New Solution on the Horizon for Preserving Digital Records for a Billion Years

When it comes to preservation of digital government records, adequate storage capacity is always the fundamental concern, especially given the ever increasing quantity of digital information and statutory requirements for keeping public records.

However, over the years, I've heard several people raise the broader issue of preserving our cultural memories in the digital age. Part of the problem is that all current storage media deteriorates over a short period of time. Whereas with paper records, we could at least expect these to last a century or two, magnetic memory media and CD/DVDs, on the other hand, barely last decades at best. When it comes to data storage, density and durability have always moved in opposite directions - the greater the density the shorter the durability.

This is an issue currently being tackled by the Paris-based International Council on Archives. "It [is] clear that there is not a single solution for long-term preservation of digital records yet, but some experiences were reported from international organizations (namely Council of Europe and GSU)," notes Chiyoko Ogawa on the organization's Web site. "Archivists in various types of institutions should work together and try to exchange information and experiences in this regard. In particular we, as archivists, should define "long term" not as five years but centuries to tell our professional need of long-term preservation."

However, there is now a technological solution in sight. In a news release issued today, it was announced that researchers with the U.S. Department of Energy's Lawrence Berkeley National Laboratory (Berkeley Lab) and the University of California (UC) Berkeley have come up with a new memory storage medium that can pack thousands of times more data into one square inch of space than conventional chips and preserve this data for more than a billion years!

"We've developed a new mechanism for digital memory storage that consists of a crystalline iron nanoparticle shuttle enclosed within the hollow of a multiwalled carbon nanotube," said physicist Alex Zettl, who led this research.

"Through this combination of nanomaterials and interactions, we've created a memory device that features both ultra-high density and ultra-long lifetimes, and that can be written to and read from using the conventional voltages already available in digital electronics."

"Interestingly," said Zettl, "the Domesday Book, the great survey of England commissioned by William the Conqueror in 1086 and written on vellum, has survived over 900 years, while the 1986 BBC Domesday Project, a multimedia survey marking the 900th anniversary of the original book, required migration from the original high-density laser discs within two decades because of media failure."

Zettl and his collaborators were able to crack the data storage problem by creating a programmable memory system that is based on a moveable part - an iron nanoparticle, approximately 1/50,000th the width of a human hair, that in the presence of a low-voltage electrical current can be shuttled back and forth inside a hollow carbon nanotube with remarkable precision.
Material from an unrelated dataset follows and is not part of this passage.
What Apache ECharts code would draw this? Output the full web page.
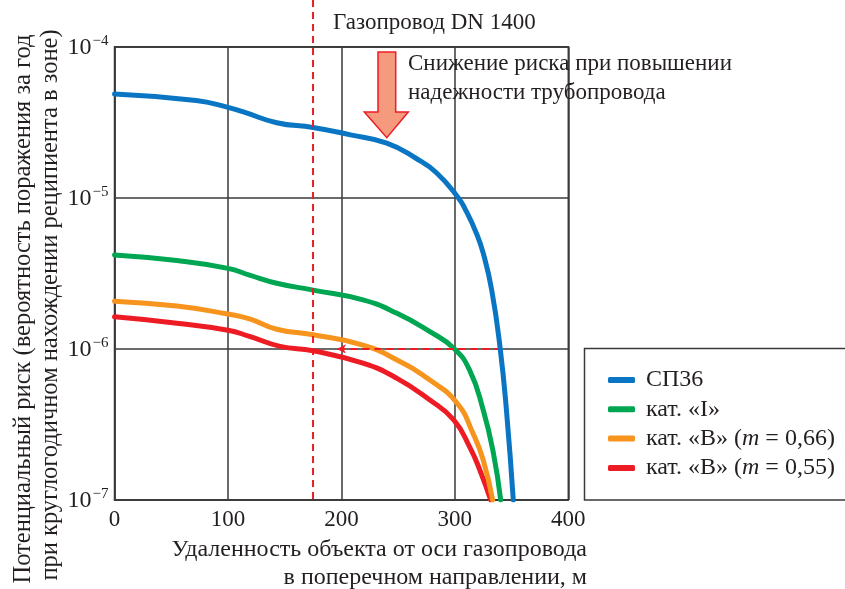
<!DOCTYPE html>
<html>
<head>
<meta charset="utf-8">
<script src="https://cdn.jsdelivr.net/npm/echarts@6/dist/echarts.min.js"></script>
<style>
html,body{margin:0;padding:0;background:#fff;}
#chart{width:845px;height:589px;}
</style>
</head>
<body>
<div id="chart"></div>
<script>
// ---- data ----
const seriesNames = ['СП36', 'кат. «I»', 'кат. «В» (m = 0,66)', 'кат. «В» (m = 0,55)'];
const xTicks = [0, 100, 200, 300, 400];
const yTicks = [1e-7, 1e-6, 1e-5, 1e-4];

const sp36Dist = [0, 72, 100, 113, 143, 175, 208, 240, 266, 284, 303, 309.5, 319, 325, 332.5, 340, 345.7, 351.5];
const sp36Risk = [4.86e-5, 4.40e-5, 3.97e-5, 3.72e-5, 3.14e-5, 2.92e-5, 2.61e-5, 2.30e-5, 1.82e-5, 1.46e-5, 1.0e-5, 8.3e-6, 5.82e-6, 4.3e-6, 2.45e-6, 1.0e-6, 3.75e-7, 1e-7];

const catIDist = [0, 55, 100, 119, 143, 175, 219, 249, 278, 299, 313, 325, 334, 340.4];
const catIRisk = [4.18e-6, 3.84e-6, 3.41e-6, 3.08e-6, 2.72e-6, 2.45e-6, 2.11e-6, 1.72e-6, 1.30e-6, 1.01e-6, 7.24e-7, 3.94e-7, 2.04e-7, 1e-7];

const catB66Dist = [0, 55, 100, 119, 143, 175, 219, 249, 278, 302, 316, 325, 333.3];
const catB66Risk = [2.07e-6, 1.92e-6, 1.70e-6, 1.58e-6, 1.35e-6, 1.24e-6, 1.06e-6, 8.45e-7, 6.22e-7, 4.37e-7, 2.76e-7, 1.84e-7, 1e-7];

const catB55Dist = [0, 55, 100, 119, 146, 175, 219, 249, 278, 299, 313, 322, 331.6];
const catB55Risk = [1.63e-6, 1.48e-6, 1.33e-6, 1.21e-6, 1.04e-6, 9.72e-7, 8.04e-7, 6.38e-7, 4.59e-7, 3.39e-7, 2.25e-7, 1.58e-7, 1e-7];

const pipelineDist = 175;          // vertical reference line
const limitRisk = 1e-6;            // horizontal reference level
const limitFrom = 341, limitTo = 196;

const colors = ['#0a75c2', '#00a651', '#f7941d', '#ed1c24'];
// ---------------

const FONT = '"Liberation Serif", "Times New Roman", serif';
const TXT = '#231f20';
const GRIDC = '#3a3a3a';

function pairs(xs, ys) { return xs.map((x, i) => [x, ys[i]]); }

const chart = echarts.init(document.getElementById('chart'));

const data = [pairs(sp36Dist, sp36Risk), pairs(catIDist, catIRisk), pairs(catB66Dist, catB66Risk), pairs(catB55Dist, catB55Risk)];

const series = seriesNames.map((n, i) => ({
  name: n,
  type: 'line',
  data: data[i],
  smooth: 0.5,
  showSymbol: false,
  symbol: 'none',
  z: 5 - i,
  lineStyle: { color: colors[i], width: 5, cap: 'round', join: 'round' },
  itemStyle: { color: colors[i] }
}));

series.push({
  name: 'ref',
  type: 'line',
  data: [],
  z: 20,
  markLine: {
    silent: true,
    symbol: ['none', 'arrow'],
    symbolSize: [7, 9],
    label: { show: false },
    lineStyle: { color: '#ed1c24', width: 2, type: [7, 5] },
    data: [[{ coord: [limitFrom, limitRisk] }, { coord: [limitTo, limitRisk] }]]
  }
});

function legendFmt(name) {
  const m = name.match(/^(.*\()m( = .*)$/);
  if (m) return '{a|' + m[1] + '}{i|m}{a|' + m[2] + '}';
  return '{a|' + name + '}';
}

const option = {
  animation: false,
  backgroundColor: '#fff',
  textStyle: { fontFamily: FONT },
  grid: { left: 114.5, top: 46.7, right: 276.7, bottom: 89, show: true, borderColor: GRIDC, borderWidth: 1.5, containLabel: false },
  xAxis: {
    type: 'value', min: xTicks[0], max: xTicks[xTicks.length - 1], interval: 100,
    axisLine: { show: true, lineStyle: { color: GRIDC, width: 1.5 } },
    axisTick: { show: false },
    splitLine: { show: true, lineStyle: { color: GRIDC, width: 1.5 } },
    axisLabel: { color: TXT, fontFamily: FONT, fontSize: 23, margin: 8 }
  },
  yAxis: {
    type: 'log', logBase: 10, min: yTicks[0], max: yTicks[yTicks.length - 1],
    axisLine: { show: true, lineStyle: { color: GRIDC, width: 1.5 } },
    axisTick: { show: false },
    minorTick: { show: false },
    splitLine: { show: true, lineStyle: { color: GRIDC, width: 1.5 } },
    axisLabel: {
      margin: 6,
      formatter: v => '{b|10}{s|−' + Math.round(-Math.log10(v)) + '}',
      rich: {
        b: { fontFamily: FONT, fontSize: 24, color: TXT, verticalAlign: 'bottom', lineHeight: 24 },
        s: { fontFamily: FONT, fontSize: 15, color: TXT, verticalAlign: 'bottom', padding: [0, 0, 11, 1] }
      }
    }
  },
  legend: {
    data: seriesNames,
    orient: 'vertical',
    left: 608, top: 368,
    padding: 0,
    itemWidth: 27, itemHeight: 6, itemGap: 5.3,
    icon: 'roundRect',
    selectedMode: false,
    formatter: legendFmt,
    textStyle: {
      color: TXT, fontFamily: FONT, fontSize: 24,
      padding: [0, 0, 0, 6],
      rich: {
        a: { fontFamily: FONT, fontSize: 24, color: TXT, lineHeight: 24 },
        i: { fontFamily: FONT, fontSize: 24, color: TXT, fontStyle: 'italic', lineHeight: 24 }
      }
    }
  },
  series: series
};

chart.setOption(option);

const px = chart.convertToPixel({ xAxisIndex: 0 }, pipelineDist);
const yBottom = chart.convertToPixel({ yAxisIndex: 0 }, yTicks[0]);

chart.setOption({
  graphic: [
    { type: 'line', z: 30, silent: true,
      shape: { x1: px, y1: 0, x2: px, y2: yBottom },
      style: { stroke: '#ed1c24', lineWidth: 2, lineDash: [7, 5] } },
    { type: 'rect', z: 1, silent: true,
      shape: { x: 584.5, y: 348.5, width: 270, height: 151.5 },
      style: { fill: 'none', stroke: GRIDC, lineWidth: 1.5 } },
    { type: 'polygon', z: 30, silent: true,
      shape: { points: [[378, 52], [395.7, 52], [395.7, 112], [408.3, 112], [386.8, 137.7], [364.3, 112], [378, 112]] },
      style: { fill: '#f59a7c', stroke: '#ed1c24', lineWidth: 1.5 } },
    { type: 'text', z: 30, silent: true, x: 333, y: 23,
      style: { text: 'Газопровод DN 1400', font: '23px ' + FONT, fill: TXT, textVerticalAlign: 'middle' } },
    { type: 'text', z: 30, silent: true, x: 408, y: 64,
      style: { text: 'Снижение риска при повышении', font: '23px ' + FONT, fill: TXT, textVerticalAlign: 'middle' } },
    { type: 'text', z: 30, silent: true, x: 408, y: 93,
      style: { text: 'надежности трубопровода', font: '23px ' + FONT, fill: TXT, textVerticalAlign: 'middle' } },
    { type: 'text', z: 30, silent: true, x: 587, y: 550,
      style: { text: 'Удаленность объекта от оси газопровода', font: '24px ' + FONT, fill: TXT, textAlign: 'right', textVerticalAlign: 'middle' } },
    { type: 'text', z: 30, silent: true, x: 587, y: 578,
      style: { text: 'в поперечном направлении, м', font: '24px ' + FONT, fill: TXT, textAlign: 'right', textVerticalAlign: 'middle' } },
    { type: 'text', z: 30, silent: true, x: 24, y: 309, rotation: Math.PI / 2,
      style: { text: 'Потенциальный риск (вероятность поражения за год', font: '24.5px ' + FONT, fill: TXT, textAlign: 'center', textVerticalAlign: 'middle' } },
    { type: 'text', z: 30, silent: true, x: 51, y: 305, rotation: Math.PI / 2,
      style: { text: 'при круглогодичном нахождении реципиента в зоне)', font: '24.5px ' + FONT, fill: TXT, textAlign: 'center', textVerticalAlign: 'middle' } }
  ]
});
</script>
</body>
</html>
The shuttle's position inside the tube can be read out directly via a simple measurement of electrical resistance, allowing the shuttle to function as a nonvolatile memory element with potentially hundreds of binary memory states.

This illustration shows the configuration of a new digital memory storage device consisting of an iron nanoparticle shuttle that moves through a carbon nanotube when a voltage is applied. This memory device can pack a trillion bits of data into one square inch of medium and retain that data for a billion years. (Image from the American Chemical Society)

"The shuttle memory has application for archival data storage with information density as high as one trillion bits per square inch and thermodynamic stability in excess of one billion years," Zettl said. "Furthermore, as the system is naturally hermetically sealed, it provides its own protection against environmental contamination."

The low-voltage electrical write/read capabilities of the memory element in this electromechanical device facilitates large-scale integration and should make for easy incorporation into today's silicon processing systems. Zettl believes the technology could be on the market within the next two years and its impact should be significant.

"Although truly archival storage is a global property of an entire memory system, the first requirement is that the underlying mechanism of information storage for individual bits must exhibit a persistence time much longer than the envisioned lifetime of the resulting device," he said. "A single bit lifetime in excess of a billion years demonstrates that our system has the potential to store information reliably for any practical desired archival time scale."